* Task goal *
Find the word "this" in the records below. List each line containing it.

* Provided information *
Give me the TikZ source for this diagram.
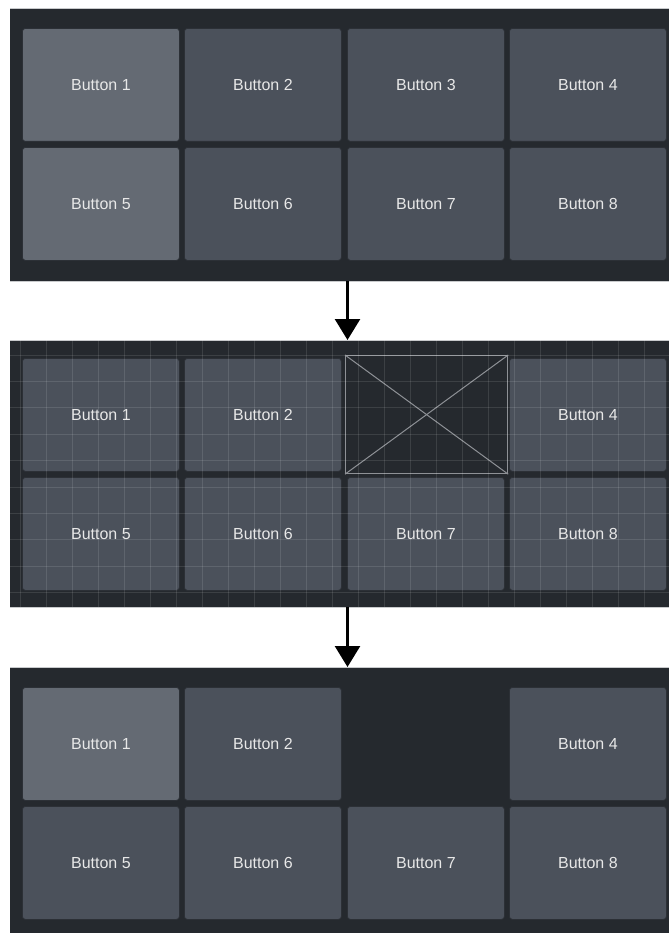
\documentclass[tikz,border=0pt]{standalone}
\usepackage{fontspec}
\setmainfont{Liberation Sans}
\usetikzlibrary{arrows.meta}
\definecolor{panelbg}{HTML}{25292E}
\definecolor{btn}{HTML}{4B515B}
\definecolor{btnhi}{HTML}{646A73}
\definecolor{btnedge}{HTML}{2C3036}
\definecolor{btntext}{HTML}{E8E8E8}
\definecolor{rimline}{HTML}{C8CACC}
\definecolor{phline}{HTML}{8E9196}
\begin{document}
\begin{tikzpicture}[x=1pt,y=-1pt,
  panel/.style={fill=panelbg,anchor=north west,inner sep=0pt,minimum width=659pt},
  rim/.style={draw=rimline,line width=0.8pt},
  button/.style={fill=btn,draw=btnedge,line width=0.8pt,rounded corners=3pt,anchor=north west,
    minimum width=157pt,minimum height=113pt,inner sep=0pt,text=btntext,
    text height=11.5pt,text depth=0pt,
    font=\fontsize{16}{19}\selectfont},
  hi/.style={fill=btnhi},
  gridline/.style={draw=white,draw opacity=0.11,line width=0.8pt},
  placeholder/.style={draw=phline,line width=1.2pt,fill=panelbg,anchor=north west,
    minimum width=162pt,minimum height=118pt,inner sep=0pt},
  arr/.style={-{Triangle[width=25pt,length=21pt]},line width=2.6pt,black}]
\useasboundingbox (0,0) rectangle (669,933);

% ---------- Panel 1 ----------
\node[panel,minimum height=273pt] (p1) at (10,8) {};
\draw[rim] (p1.north west) -- (p1.north east);
\draw[rim] (p1.south west) -- (p1.south east);
\node[button,hi] (a1) at (22,28) {Button 1};
\node[button] (a2) at (184,28) {Button 2};
\node[button] (a3) at (347,28) {Button 3};
\node[button] (a4) at (509,28) {Button 4};
\node[button,hi] (a5) at (22,147) {Button 5};
\node[button] (a6) at (184,147) {Button 6};
\node[button] (a7) at (347,147) {Button 7};
\node[button] (a8) at (509,147) {Button 8};

% ---------- Panel 2 ----------
\node[panel,minimum height=267pt] (p2) at (10,340) {};
\draw[rim] (p2.north west) -- (p2.north east);
\draw[rim] (p2.south west) -- (p2.south east);
\node[button] (b1) at (22,358) {Button 1};
\node[button] (b2) at (184,358) {Button 2};
\node[placeholder] (ph) at (345,355) {};
\draw[phline,line width=1pt] (ph.north west) -- (ph.south east);
\draw[phline,line width=1pt] (ph.north east) -- (ph.south west);
\node[button] (b4) at (509,358) {Button 4};
\node[button] (b5) at (22,477) {Button 5};
\node[button] (b6) at (184,477) {Button 6};
\node[button] (b7) at (347,477) {Button 7};
\node[button] (b8) at (509,477) {Button 8};
\begin{scope}
  \clip (10,340) rectangle (669,607);
  \foreach \i in {0,...,25} \draw[gridline] ({20.7+26*\i},340) -- ({20.7+26*\i},607);
  \foreach \j in {0,...,9} \draw[gridline] (10,{355+26.4*\j}) -- (669,{355+26.4*\j});
\end{scope}

% ---------- Panel 3 ----------
\node[panel,minimum height=266pt] (p3) at (10,667) {};
\draw[rim] (p3.north west) -- (p3.north east);
\node[button,hi] (c1) at (22,687) {Button 1};
\node[button] (c2) at (184,687) {Button 2};
\node[button] (c4) at (509,687) {Button 4};
\node[button] (c5) at (22,806) {Button 5};
\node[button] (c6) at (184,806) {Button 6};
\node[button] (c7) at (347,806) {Button 7};
\node[button] (c8) at (509,806) {Button 8};

% ---------- Arrows ----------
\coordinate (ax) at (347.5,0);
\draw[arr] (p1.south -| ax) -- (p2.north -| ax);
\draw[arr] (p2.south -| ax) -- (p3.north -| ax);
\end{tikzpicture}
\end{document}
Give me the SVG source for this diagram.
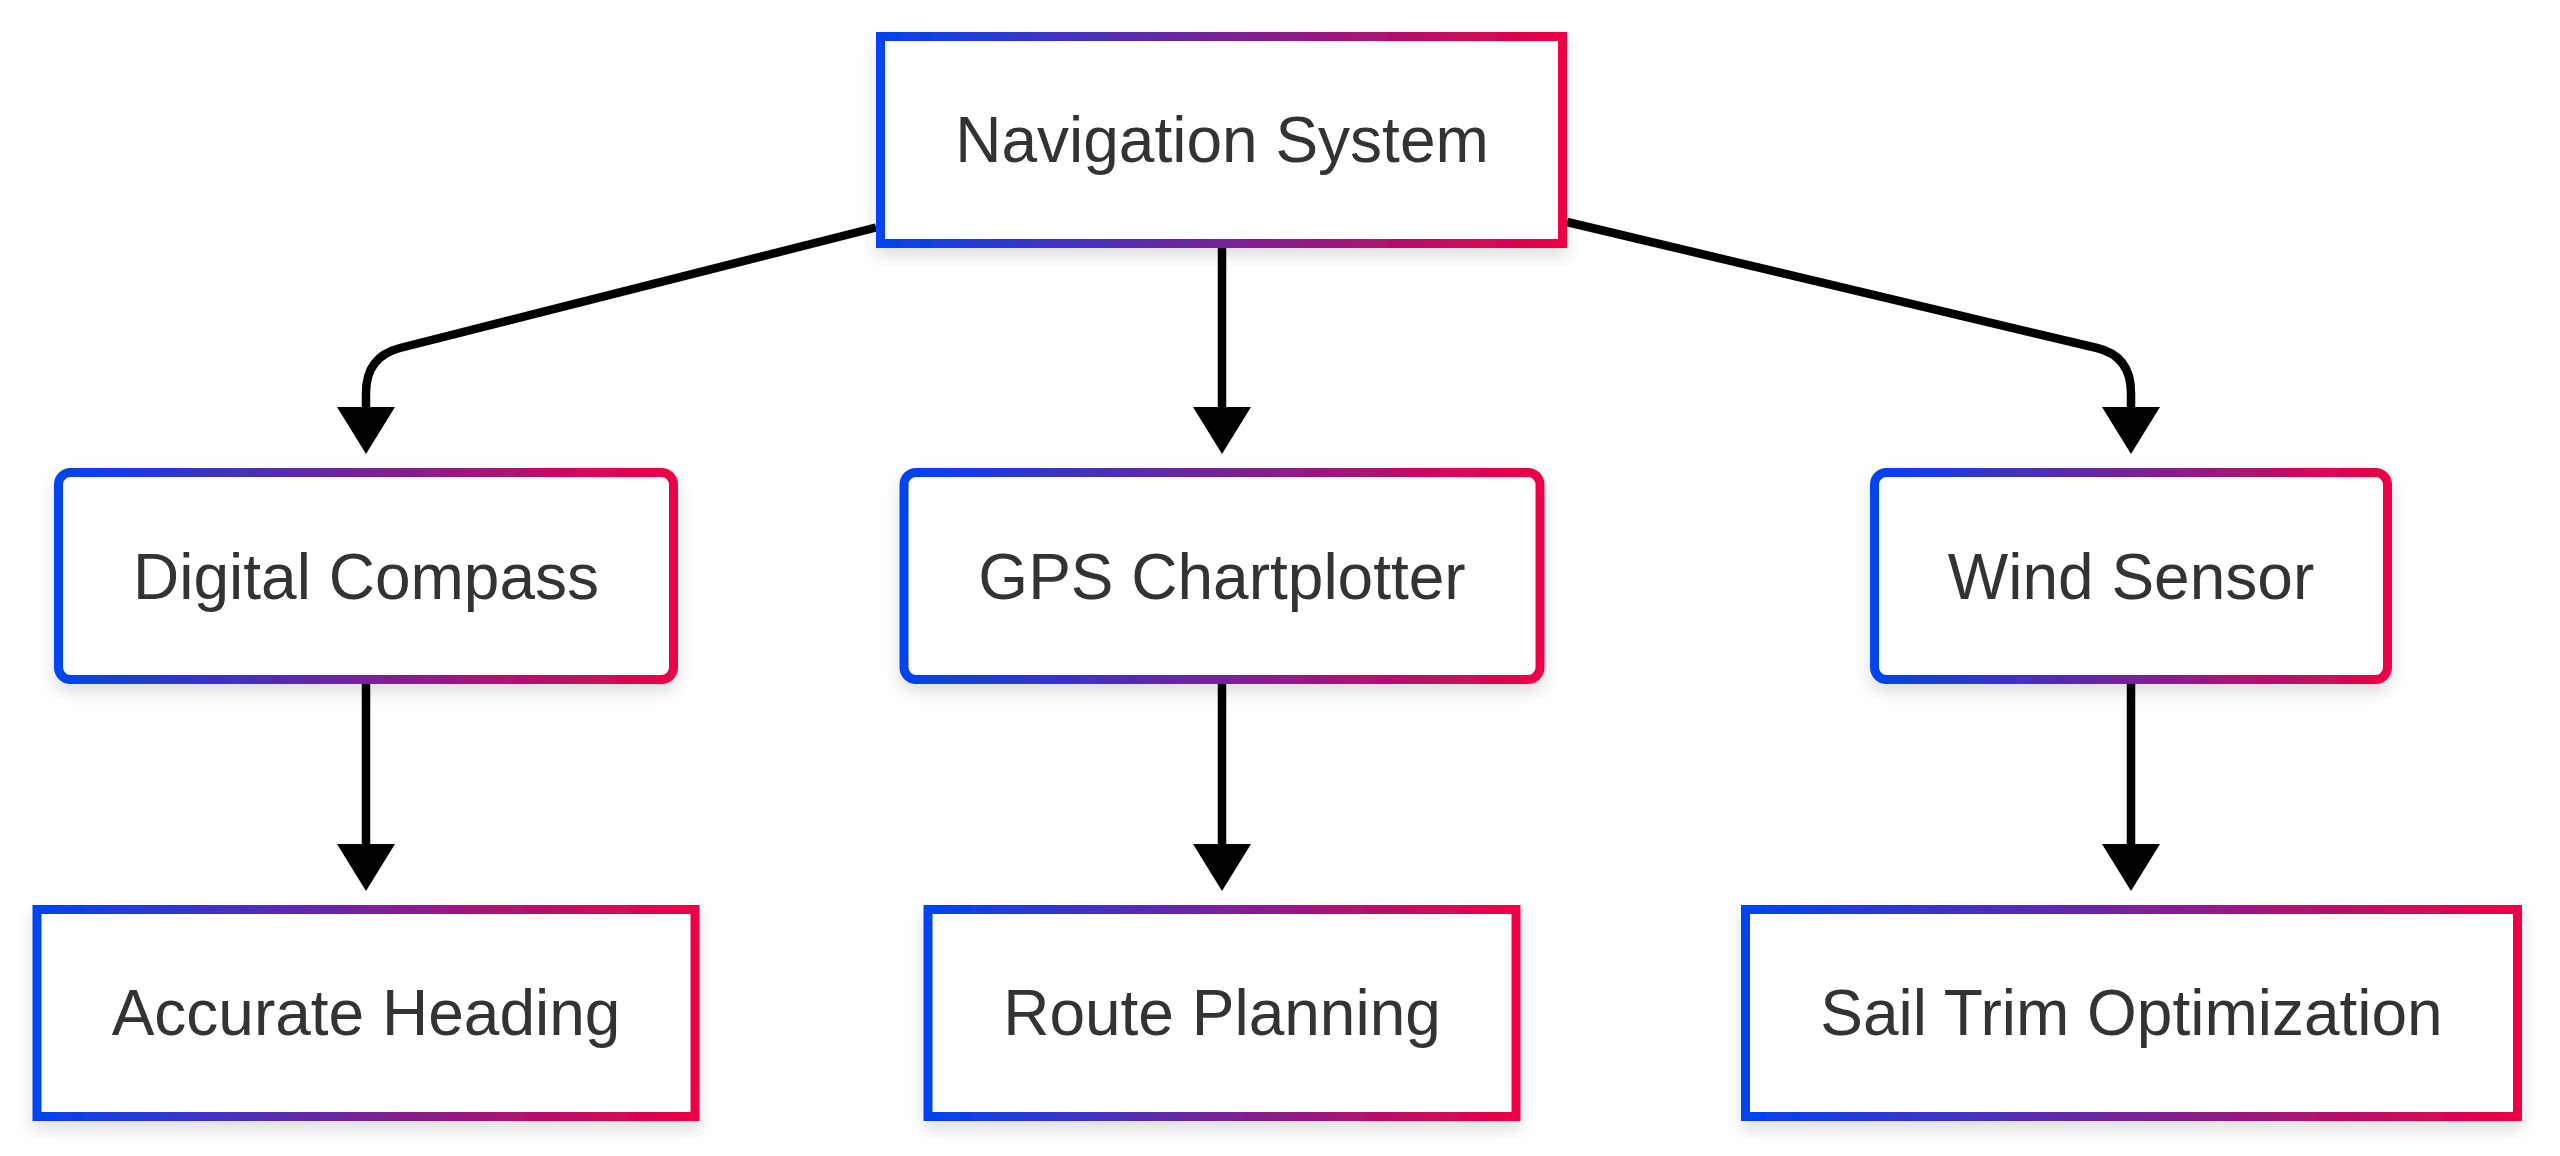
<svg xmlns="http://www.w3.org/2000/svg" width="2560" height="1156" viewBox="0 0 2560 1156">
<defs>
<linearGradient id="grad" x1="0" y1="0" x2="1" y2="0">
<stop offset="0" stop-color="#0044ee"/>
<stop offset="1" stop-color="#ee0044"/>
</linearGradient>
<filter id="shadow" x="-10%" y="-20%" width="120%" height="150%">
<feDropShadow dx="0" dy="8" stdDeviation="8" flood-color="#000" flood-opacity="0.13"/>
</filter>
<marker id="arrow" markerUnits="userSpaceOnUse" markerWidth="47" markerHeight="58" viewBox="0 0 47 58" refX="13" refY="29" orient="auto">
<path d="M0,0 L47,29 L0,58 Z" fill="#000"/>
</marker>
</defs>
<style>
.box{fill:#fff;stroke:url(#grad);stroke-width:9;filter:url(#shadow)}
.lbl{font-family:"Liberation Sans",Arial,sans-serif;font-size:64px;fill:#333;text-anchor:middle}
.edge{fill:none;stroke:#000;stroke-width:8.5;marker-end:url(#arrow)}
</style>
<rect width="2560" height="1156" fill="#fff"/>
<g id="connectors">
<path class="edge" d="M876,227.5 L400,348 Q366,356.6 366,393 L366,420"/>
<path class="edge" d="M1222,247 L1222,420"/>
<path class="edge" d="M1567,222 L2097,348 Q2131,356 2131,393 L2131,420"/>
<path class="edge" d="M366,684 L366,857"/>
<path class="edge" d="M1222,684 L1222,857"/>
<path class="edge" d="M2131,684 L2131,857"/>
</g>
<g id="node-nav">
<rect class="box" x="880.5" y="36.5" width="682" height="207"/>
<text class="lbl" x="1222" y="162">Navigation System</text>
</g>
<g id="node-compass">
<rect class="box" x="58.5" y="472.5" width="615" height="207" rx="12"/>
<text class="lbl" x="366" y="599">Digital Compass</text>
</g>
<g id="node-gps">
<rect class="box" x="904" y="472.5" width="636" height="207" rx="12"/>
<text class="lbl" x="1222" y="599">GPS Chartplotter</text>
</g>
<g id="node-wind">
<rect class="box" x="1874.5" y="472.5" width="513" height="207" rx="12"/>
<text class="lbl" x="2131" y="599">Wind Sensor</text>
</g>
<g id="node-heading">
<rect class="box" x="37" y="909.5" width="658" height="207"/>
<text class="lbl" x="366" y="1035">Accurate Heading</text>
</g>
<g id="node-route">
<rect class="box" x="928" y="909.5" width="588" height="207"/>
<text class="lbl" x="1222" y="1035">Route Planning</text>
</g>
<g id="node-sail">
<rect class="box" x="1745.5" y="909.5" width="772" height="207"/>
<text class="lbl" x="2131.5" y="1035">Sail Trim Optimization</text>
</g>
</svg>
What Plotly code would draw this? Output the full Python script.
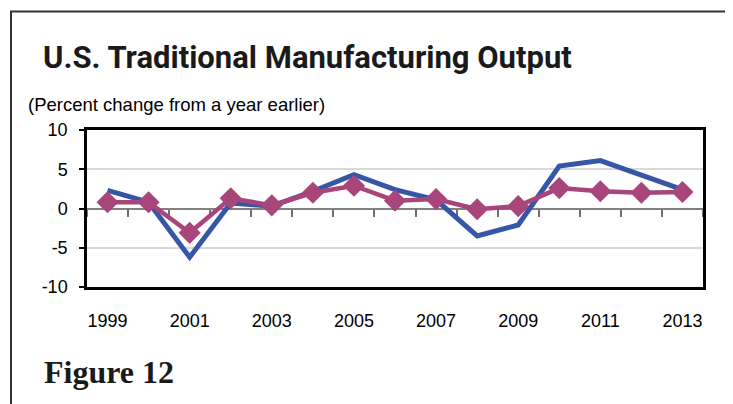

* Task solution *
Give me the TikZ source for this diagram.
Give me the SVG source for this diagram.
What Plotly code would draw this? Output the full Python script.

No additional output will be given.